▶ Work to complete
Go through the listing below and list every line with "chart".

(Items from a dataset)
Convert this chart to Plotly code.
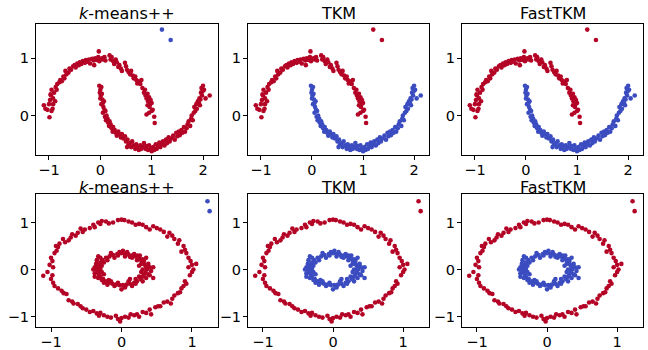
import plotly.graph_objects as go

RED = "#b40426"
BLUE = "#3b4cc0"

titles = ["<i>k</i>-means++", "TKM", "FastTKM"]

# ---- moons data ----
moon_upper = [
    (-1.10, 0.18), (-1.07, 0.12), (-1.03, 0.10), (-0.99, -0.03), (-1.00, 0.20), (-0.95, 0.08),
    (-0.93, 0.12), (-0.98, 0.27), (-0.96, 0.35), (-0.92, 0.30), (-0.95, 0.45), (-0.90, 0.40),
    (-0.88, 0.25), (-0.92, 0.20), (-0.97, 0.37), (-0.87, 0.50), (-0.84, 0.55), (-0.80, 0.58),
    (-0.85, 0.45), (-0.78, 0.62), (-0.75, 0.60), (-0.72, 0.68), (-0.70, 0.65), (-0.66, 0.72),
    (-0.68, 0.78), (-0.62, 0.75), (-0.60, 0.82), (-0.57, 0.80), (-0.53, 0.86), (-0.50, 0.88),
    (-0.48, 0.84), (-0.45, 0.91), (-0.42, 0.88), (-0.40, 0.93), (-0.37, 0.90), (-0.34, 0.95),
    (-0.30, 0.92), (-0.28, 0.97), (-0.25, 0.94), (-0.22, 0.98), (-0.20, 0.91), (-0.16, 0.99),
    (-0.13, 0.96), (-0.10, 1.00), (-0.07, 0.97), (-0.04, 1.02), (-0.02, 0.95), (-0.03, 1.12),
    (0.03, 1.00), (0.05, 0.98), (0.08, 1.02), (0.10, 0.96), (-0.12, 0.88), (0.18, 1.05),
    (0.20, 0.98), (0.22, 1.02), (0.25, 0.95), (0.27, 0.90), (0.30, 0.98), (0.32, 0.93),
    (0.35, 0.85), (0.37, 0.88), (0.40, 0.82), (0.42, 0.78), (0.48, 0.92), (0.50, 0.86),
    (0.52, 0.80), (0.55, 0.76), (0.58, 0.72), (0.60, 0.78), (0.63, 0.70), (0.65, 0.65),
    (0.68, 0.68), (0.70, 0.62), (0.72, 0.56), (0.74, 0.60), (0.78, 0.55), (0.80, 0.62),
    (0.82, 0.48), (0.85, 0.40), (0.87, 0.45), (0.88, 0.35), (0.90, 0.30), (0.92, 0.38),
    (0.93, 0.25), (0.95, 0.32), (0.97, 0.20), (0.96, 0.15), (0.98, 0.27), (1.00, 0.22),
    (1.02, 0.10), (0.90, 0.02), (1.05, -0.02), (1.06, -0.13), (0.95, 0.05), (1.00, 0.08),
    (0.92, 0.18),
]
moon_lower = [
    (-0.02, 0.52), (0.00, 0.45), (0.02, 0.50), (-0.01, 0.40), (0.01, 0.35), (0.03, 0.38),
    (0.00, 0.30), (0.04, 0.28), (0.05, 0.22), (0.02, 0.20), (0.07, 0.25), (0.06, 0.15),
    (0.08, 0.10), (0.05, 0.05), (0.10, 0.08), (0.09, -0.02), (0.12, 0.00), (0.11, -0.08),
    (0.14, -0.05), (0.15, -0.12), (0.18, -0.10), (0.17, -0.18), (0.20, -0.15), (0.22, -0.22),
    (0.25, -0.20), (0.24, -0.28), (0.28, -0.25), (0.30, -0.30), (0.32, -0.35), (0.35, -0.28),
    (0.38, -0.33), (0.40, -0.38), (0.42, -0.32), (0.45, -0.40), (0.48, -0.36), (0.50, -0.45),
    (0.53, -0.42), (0.55, -0.50), (0.58, -0.48), (0.52, -0.55), (0.60, -0.55), (0.62, -0.45),
    (0.65, -0.52), (0.68, -0.58), (0.70, -0.50), (0.72, -0.55), (0.75, -0.60), (0.78, -0.52),
    (0.80, -0.58), (0.83, -0.55), (0.85, -0.48), (0.88, -0.58), (0.90, -0.53), (0.93, -0.60),
    (0.95, -0.52), (0.98, -0.57), (1.00, -0.62), (1.03, -0.55), (1.05, -0.60), (1.08, -0.50),
    (1.10, -0.58), (1.12, -0.52), (1.15, -0.47), (1.17, -0.55), (1.20, -0.50), (1.22, -0.45),
    (1.25, -0.52), (1.28, -0.42), (1.30, -0.48), (1.33, -0.38), (1.35, -0.45), (1.38, -0.40),
    (1.42, -0.35), (1.45, -0.42), (1.48, -0.30), (1.50, -0.36), (1.53, -0.28), (1.55, -0.34),
    (1.58, -0.25), (1.60, -0.30), (1.63, -0.20), (1.65, -0.28), (1.68, -0.22), (1.70, -0.15),
    (1.72, -0.10), (1.75, -0.18), (1.77, -0.05), (1.78, 0.00), (1.80, -0.08), (1.82, 0.05),
    (1.85, 0.08), (1.83, 0.15), (1.87, 0.20), (1.88, 0.12), (1.90, 0.25), (1.92, 0.22),
    (1.93, 0.30), (1.95, 0.28), (1.96, 0.40), (1.98, 0.35), (1.97, 0.48), (2.00, 0.52),
    (2.02, 0.45), (1.99, 0.42), (2.05, 0.30), (2.13, 0.35), (1.94, 0.18),
]
moon_outliers = [(1.20, 1.50), (1.37, 1.32)]

# ---- circles data ----
circ_outer = [
    (-0.05, 1.05), (0.00, 1.06), (0.04, 1.05), (-0.12, 1.00), (-0.18, 0.98), (-0.22, 1.02),
    (-0.28, 1.03), (-0.30, 0.97), (-0.33, 1.00), (-0.38, 0.90), (-0.40, 0.95), (-0.45, 0.88),
    (-0.52, 0.85), (-0.55, 0.80), (-0.58, 0.87), (-0.62, 0.78), (-0.65, 0.72), (-0.70, 0.75),
    (-0.72, 0.68), (-0.75, 0.62), (-0.80, 0.58), (-0.83, 0.65), (-0.88, 0.55), (-0.90, 0.48),
    (-0.93, 0.50), (-0.92, 0.40), (-0.95, 0.35), (-1.00, 0.25), (-0.98, 0.18), (-1.02, 0.10),
    (-0.97, 0.05), (-1.05, -0.05), (-1.11, -0.13), (-0.98, -0.12), (-1.00, -0.20), (-0.97, -0.28),
    (-0.95, -0.35), (-0.90, -0.40), (-0.85, -0.45), (-0.82, -0.50), (-0.78, -0.52), (-0.75, -0.65),
    (-0.70, -0.68), (-0.68, -0.72), (-0.62, -0.73), (-0.58, -0.78), (-0.55, -0.82), (-0.50, -0.85),
    (-0.45, -0.90), (-0.40, -0.88), (-0.35, -0.93), (-0.30, -0.92), (-0.32, -0.98), (-0.25, -0.97),
    (-0.20, -1.00), (-0.15, -1.02), (-0.08, -0.98), (-0.05, -1.05), (-0.02, -1.10), (0.00, -1.03),
    (0.05, -1.00), (0.10, -1.02), (0.13, -0.95), (0.18, -0.97), (0.22, -0.95), (0.25, -1.00),
    (0.30, -0.90), (0.35, -0.92), (0.40, -0.85), (0.42, -0.95), (0.48, -0.80), (0.52, -0.78),
    (0.55, -0.78), (0.60, -0.70), (0.65, -0.68), (0.70, -0.72), (0.72, -0.62), (0.75, -0.55),
    (0.80, -0.50), (0.83, -0.48), (0.85, -0.40), (0.88, -0.35), (0.90, -0.25), (0.92, -0.30),
    (0.97, -0.12), (1.00, -0.05), (1.02, 0.00), (0.95, 0.05), (1.00, 0.10), (0.98, 0.18),
    (1.06, 0.12), (0.95, 0.25), (0.92, 0.35), (0.90, 0.42), (0.85, 0.38), (0.88, 0.50),
    (0.80, 0.55), (0.82, 0.62), (0.75, 0.65), (0.72, 0.72), (0.68, 0.78), (0.65, 0.70),
    (0.60, 0.80), (0.55, 0.85), (0.50, 0.88), (0.45, 0.92), (0.40, 0.85), (0.35, 0.90),
    (0.30, 0.95), (0.25, 0.97), (0.20, 0.95), (0.15, 1.00), (0.10, 1.02),
]
circ_inner = [
    (0.00, 0.35), (0.05, 0.33), (0.10, 0.32), (0.15, 0.30), (0.20, 0.28), (0.25, 0.25),
    (0.28, 0.20), (0.30, 0.15), (0.33, 0.10), (0.35, 0.05), (0.36, 0.00), (0.34, -0.05),
    (0.32, -0.10), (0.30, -0.15), (0.27, -0.20), (0.22, -0.25), (0.18, -0.28), (0.12, -0.30),
    (0.07, -0.32), (0.02, -0.33), (-0.03, -0.33), (-0.08, -0.32), (-0.13, -0.30), (-0.18, -0.28),
    (-0.22, -0.25), (-0.26, -0.20), (-0.30, -0.15), (-0.32, -0.10), (-0.34, -0.05), (-0.35, 0.00),
    (-0.34, 0.05), (-0.32, 0.10), (-0.30, 0.15), (-0.27, 0.20), (-0.22, 0.25), (-0.17, 0.28),
    (-0.12, 0.31), (-0.06, 0.33), (0.02, 0.40), (-0.03, 0.37), (0.08, 0.37), (0.12, 0.27),
    (0.18, 0.33), (0.22, 0.30), (0.26, 0.30), (0.30, 0.22), (0.32, 0.18), (0.28, 0.12),
    (0.38, 0.12), (0.40, 0.05), (0.45, 0.05), (0.42, -0.03), (0.30, 0.00), (0.28, -0.05),
    (0.38, -0.10), (0.45, -0.18), (0.35, -0.18), (0.25, -0.15), (0.20, -0.20), (0.30, -0.25),
    (0.15, -0.35), (0.10, -0.25), (0.05, -0.38), (0.00, -0.42), (-0.05, -0.28), (-0.10, -0.35),
    (-0.15, -0.25), (-0.20, -0.32), (-0.25, -0.28), (-0.28, -0.22), (-0.33, -0.18), (-0.38, -0.08),
    (-0.40, 0.00), (-0.38, 0.05), (-0.30, 0.02), (-0.36, 0.12), (-0.35, 0.20), (-0.30, 0.25),
    (-0.25, 0.15), (-0.20, 0.20), (-0.28, 0.08), (-0.32, -0.02), (-0.25, -0.10), (-0.18, -0.22),
    (-0.10, 0.25), (-0.15, 0.35), (-0.05, 0.30), (0.05, 0.28), (0.15, 0.25), (0.22, 0.20),
    (0.25, 0.08), (0.20, -0.30), (0.12, -0.20), (-0.28, -0.05), (-0.38, -0.15), (-0.33, 0.28),
    (0.35, 0.25), (0.40, -0.12),
]
circ_outliers = [(1.22, 1.45), (1.25, 1.24)]

moon_xticks = [-1, 0, 1, 2]
moon_yticks = [0, 1]
circ_xticks = [-1, 0, 1]
circ_yticks = [-1, 0, 1]

# colours per method: (group A, group B, outliers)
moon_colors = [(RED, RED, BLUE), (RED, BLUE, RED), (RED, BLUE, RED)]
circ_colors = [(RED, RED, BLUE), (RED, BLUE, RED), (RED, BLUE, RED)]

W, H = 648, 350
col_px = [(36, 218), (248, 429), (462, 643)]
row_px = [(25, 160), (200, 337)]
title_y_px = [14, 193]

fig = go.Figure()

def add_pts(pts, color, ax):
    fig.add_trace(go.Scatter(
        x=[p[0] for p in pts], y=[p[1] for p in pts], mode="markers",
        marker=dict(color=color, size=4.6, line=dict(width=0)),
        xaxis="x" + ax, yaxis="y" + ax, showlegend=False, hoverinfo="skip"))

layout = {}
idx = 0
for r in range(2):
    for c in range(3):
        idx += 1
        ax = "" if idx == 1 else str(idx)
        if r == 0:
            groups = (moon_upper, moon_lower, moon_outliers)
            cols = moon_colors[c]
            xr, yr = [-1.253, 2.292], [-0.695, 1.593]
            xt, yt = moon_xticks, moon_yticks
        else:
            groups = (circ_outer, circ_inner, circ_outliers)
            cols = circ_colors[c]
            xr, yr = [-1.213, 1.369], [-1.227, 1.598]
            xt, yt = circ_xticks, circ_yticks
        for g, col in zip(groups, cols):
            add_pts(g, col, ax)
        x0, x1 = col_px[c]
        y0, y1 = row_px[r]
        common = dict(showgrid=False, zeroline=False, showline=True, mirror=True,
                      linecolor="black", linewidth=1, ticks="outside", ticklen=4,
                      tickwidth=1, tickcolor="black",
                      tickfont=dict(size=14.5, color="black", family="DejaVu Sans"))
        layout["xaxis" + ax] = dict(domain=[x0 / W, x1 / W], range=xr, tickvals=xt,
                                    anchor="y" + ax, ticklabelstandoff=-3, **common)
        layout["yaxis" + ax] = dict(domain=[1 - y1 / H, 1 - y0 / H], range=yr, tickvals=yt,
                                    anchor="x" + ax, ticklabelstandoff=-1, **common)
        fig.add_annotation(text=titles[c], x=(x0 + x1) / 2 / W,
                           y=1 - title_y_px[r] / H,
                           xref="paper", yref="paper", showarrow=False,
                           xanchor="center", yanchor="middle",
                           font=dict(size=16, color="black", family="DejaVu Sans"))

fig.update_layout(width=W, height=H, margin=dict(l=0, r=0, t=0, b=0),
                  paper_bgcolor="white", plot_bgcolor="white",
                  font=dict(family="DejaVu Sans", color="black"), **layout)

fig.write_html(
    "out.html",
    config={"displayModeBar": False, "staticPlot": True},
    post_script=(
        "var d=document.getElementById('{plot_id}');"
        "d.style.position='fixed';d.style.left='0px';d.style.top='0px';"
        "document.body.style.margin='0';"
    ),
)
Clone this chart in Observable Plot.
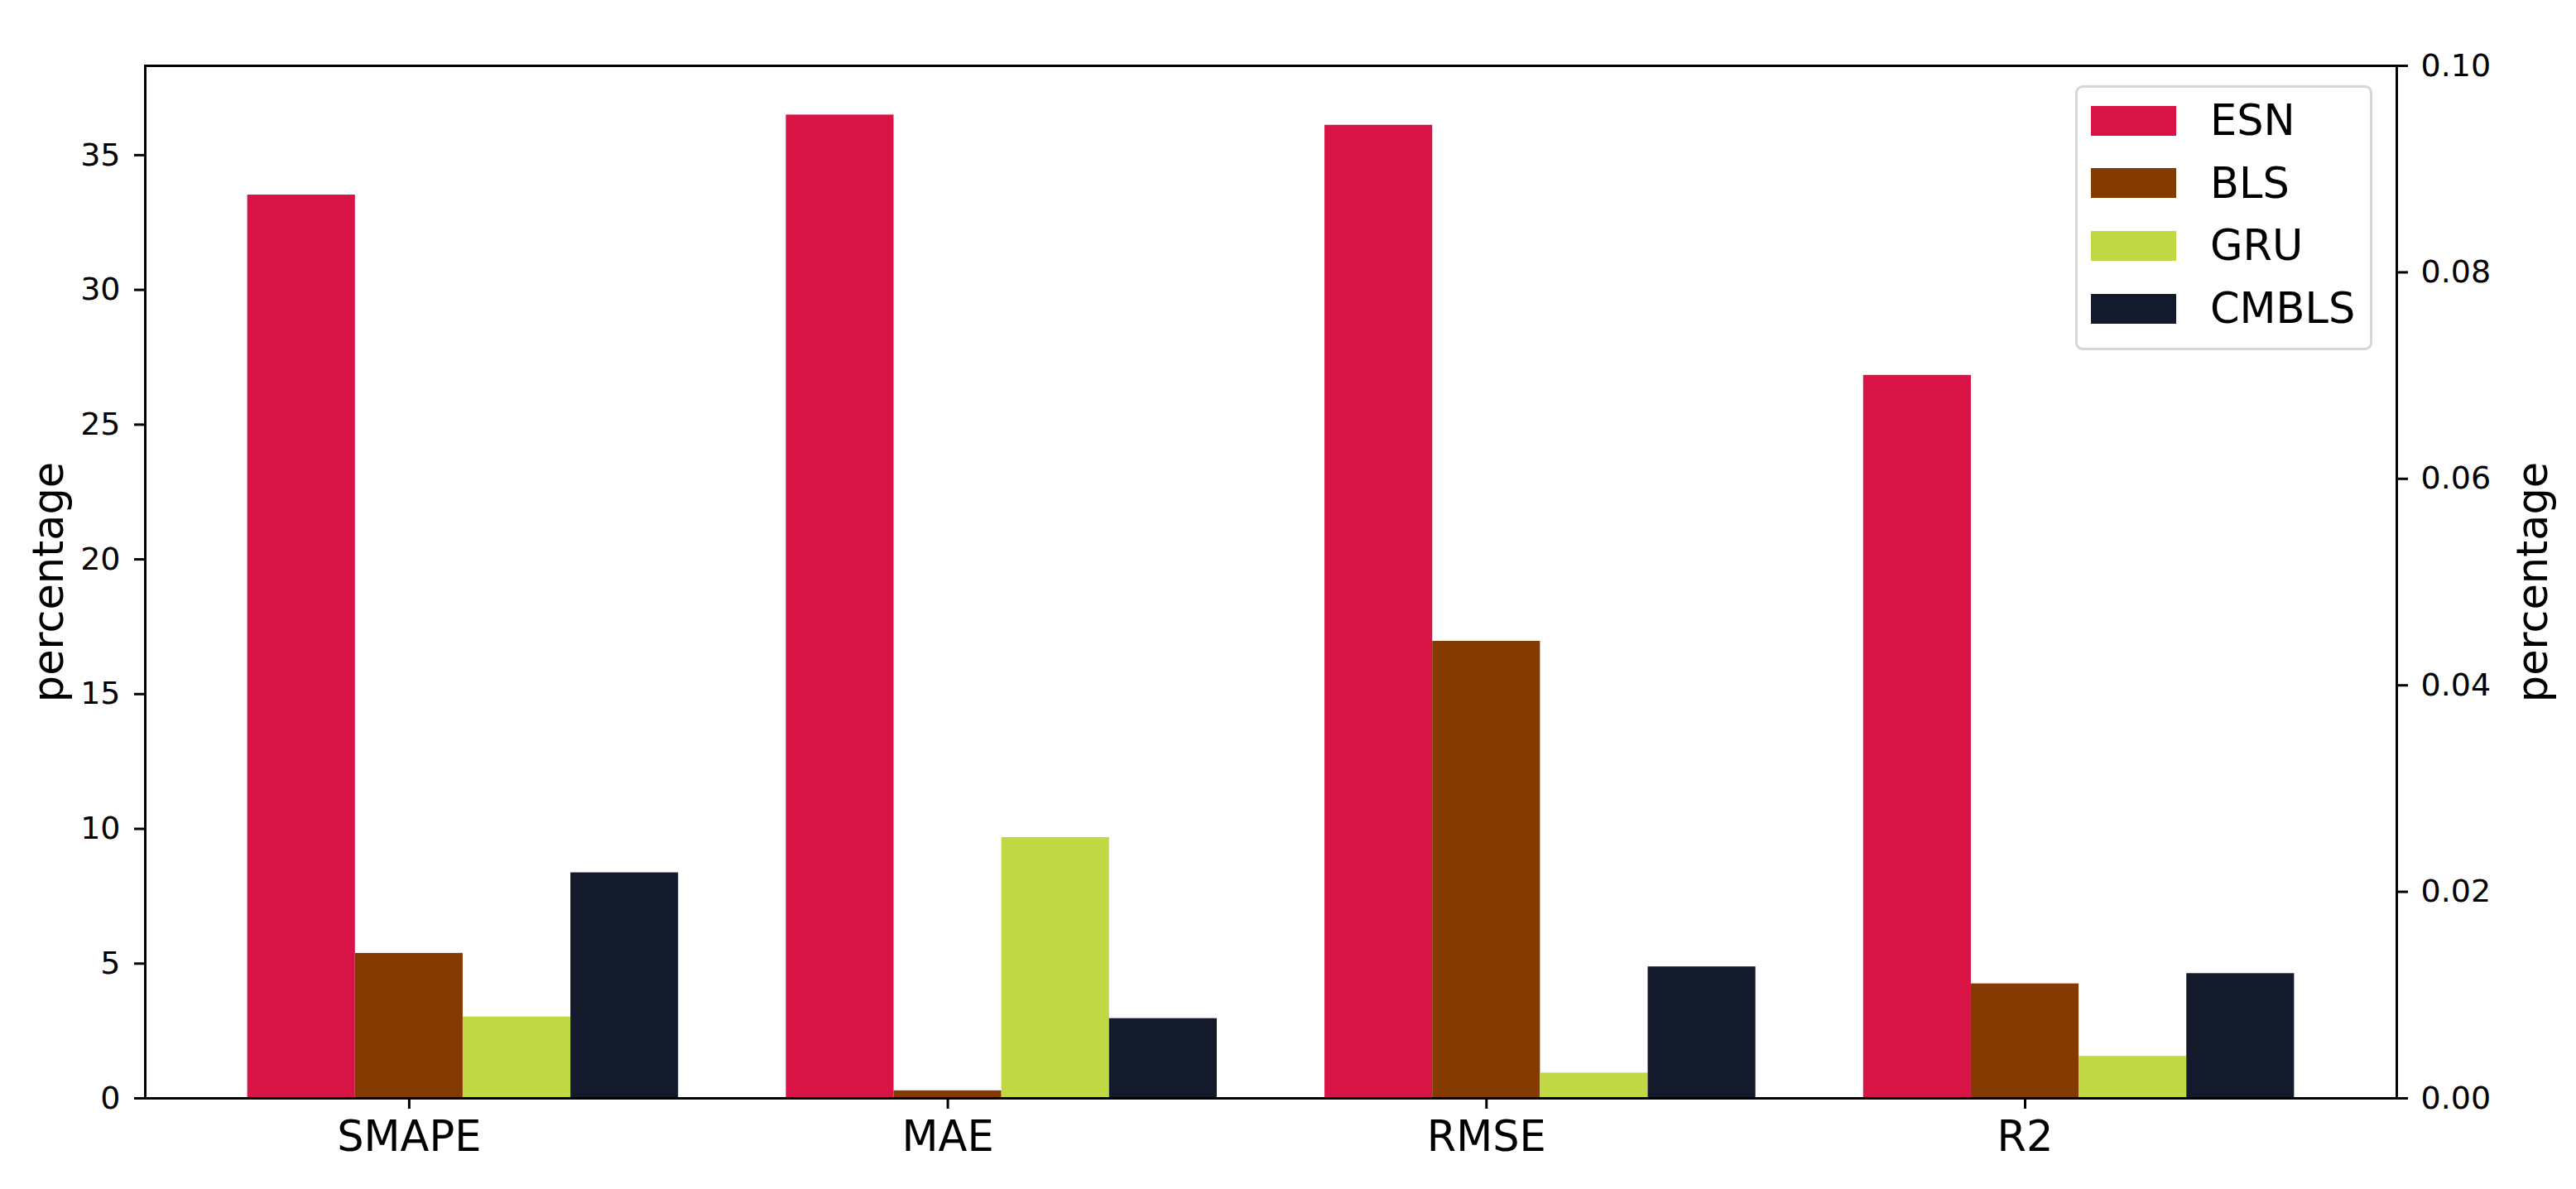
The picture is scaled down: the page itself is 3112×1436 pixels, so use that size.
<!DOCTYPE html>
<html>
<head>
<meta charset="utf-8">
<script src="https://cdn.jsdelivr.net/npm/d3@7"></script>
<script src="https://cdn.jsdelivr.net/npm/@observablehq/plot@0.6"></script>
<style>
  html, body { margin: 0; padding: 0; background: #fff; }
  #wrap { position: relative; width: 3112px; height: 1436px; font-family: "DejaVu Sans", sans-serif; }
  #legendbox {
    position: absolute; left: 2507px; top: 103px; width: 359px; height: 320px;
    box-sizing: border-box; border: 3px solid #d6d6d6; border-radius: 9px;
    background: rgba(255,255,255,0.8); padding: 2px 0 0 16px;
  }
  .lg-swatches { margin: 0 !important; font-family: "DejaVu Sans", sans-serif !important; font-size: 51px !important; color: #000; }
  .lg-swatch { height: 75.6px; padding-bottom: 0 !important; display: flex; align-items: center; }
  .lg-swatch > svg { margin-right: 41px !important; }
  .lg-swatch-label { overflow: visible !important; }
</style>
</head>
<body>
<div id="wrap"></div>
<script>
// ---- data ----
const categories = ["SMAPE", "MAE", "RMSE", "R2"];
const models = ["ESN", "BLS", "GRU", "CMBLS"];
const ESN = [33.52, 36.49, 36.11, 26.83];
const BLS = [5.38, 0.28, 16.96, 4.25];
const GRU = [3.02, 9.68, 0.94, 1.56];
const CMBLS = [8.37, 2.96, 4.88, 4.63];
const colors = ["#d81446", "#853a02", "#bfd844", "#131a2b"];
const leftTicks = [0, 5, 10, 15, 20, 25, 30, 35];
const rightTicks = [0, 0.02, 0.04, 0.06, 0.08, 0.10];
const rightMax = 0.10;
const yLabel = "percentage";

// ---- build table (matplotlib-style positions: tick at index, bar width 0.2) ----
const seriesList = [ESN, BLS, GRU, CMBLS];
const barWidth = 0.2;
const rows = [];
seriesList.forEach((vals, mi) => {
  vals.forEach((v, ci) => {
    const center = ci + (mi - 1) * barWidth;
    rows.push({category: categories[ci], model: models[mi], value: v,
               x1: center - barWidth / 2, x2: center + barWidth / 2});
  });
});
const xMin = d3.min(rows, d => d.x1), xMax = d3.max(rows, d => d.x2);
const xPad = (xMax - xMin) * 0.05;
const yMax = d3.max(rows, d => d.value) * 1.05;
const toLeft = r => r * yMax / rightMax;

const font = "DejaVu Sans";
const plot = Plot.plot({
  width: 3112,
  height: 1436,
  marginLeft: 175,
  marginRight: 217,
  marginTop: 79,
  marginBottom: 110,
  style: {fontFamily: font, color: "#000", background: "#fff"},
  x: {type: "linear", domain: [xMin - xPad, xMax + xPad]},
  y: {domain: [0, yMax]},
  color: {domain: models, range: colors},
  marks: [
    Plot.rectY(rows, {x1: "x1", x2: "x2", y: "value", fill: "model"}),
    Plot.axisY({anchor: "left", ticks: leftTicks, tickFormat: d => String(d), tickSize: 13, tickPadding: 17,
                fontSize: 38, strokeWidth: 3, label: null}),
    Plot.axisY({anchor: "right", ticks: rightTicks.map(toLeft),
                tickFormat: d => (d * rightMax / yMax).toFixed(2), tickSize: 13, tickPadding: 16,
                fontSize: 38, strokeWidth: 3, label: null}),
    Plot.axisX({ticks: categories.map((c, i) => i), tickFormat: i => categories[i], tickSize: 13,
                tickPadding: 14, fontSize: 51, strokeWidth: 3, label: null}),
    Plot.text([yLabel], {frameAnchor: "left", rotate: -90, dx: -116, fontSize: 51,
                         textAnchor: "middle", lineAnchor: "middle", fill: "#000"}),
    Plot.text([yLabel], {frameAnchor: "right", rotate: -90, dx: 165, fontSize: 51,
                         textAnchor: "middle", lineAnchor: "middle", fill: "#000"}),
    Plot.frame({stroke: "#000", strokeWidth: 3})
  ]
});

const wrap = document.getElementById("wrap");
wrap.appendChild(plot);

const box = document.createElement("div");
box.id = "legendbox";
box.appendChild(plot.legend("color", {legend: "swatches", columns: 1, swatchWidth: 103, swatchHeight: 36, className: "lg"}));
wrap.appendChild(box);
</script>
</body>
</html>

▶ Reply
Convert this chart to Plotly code.
Clone this chart in Observable Plot.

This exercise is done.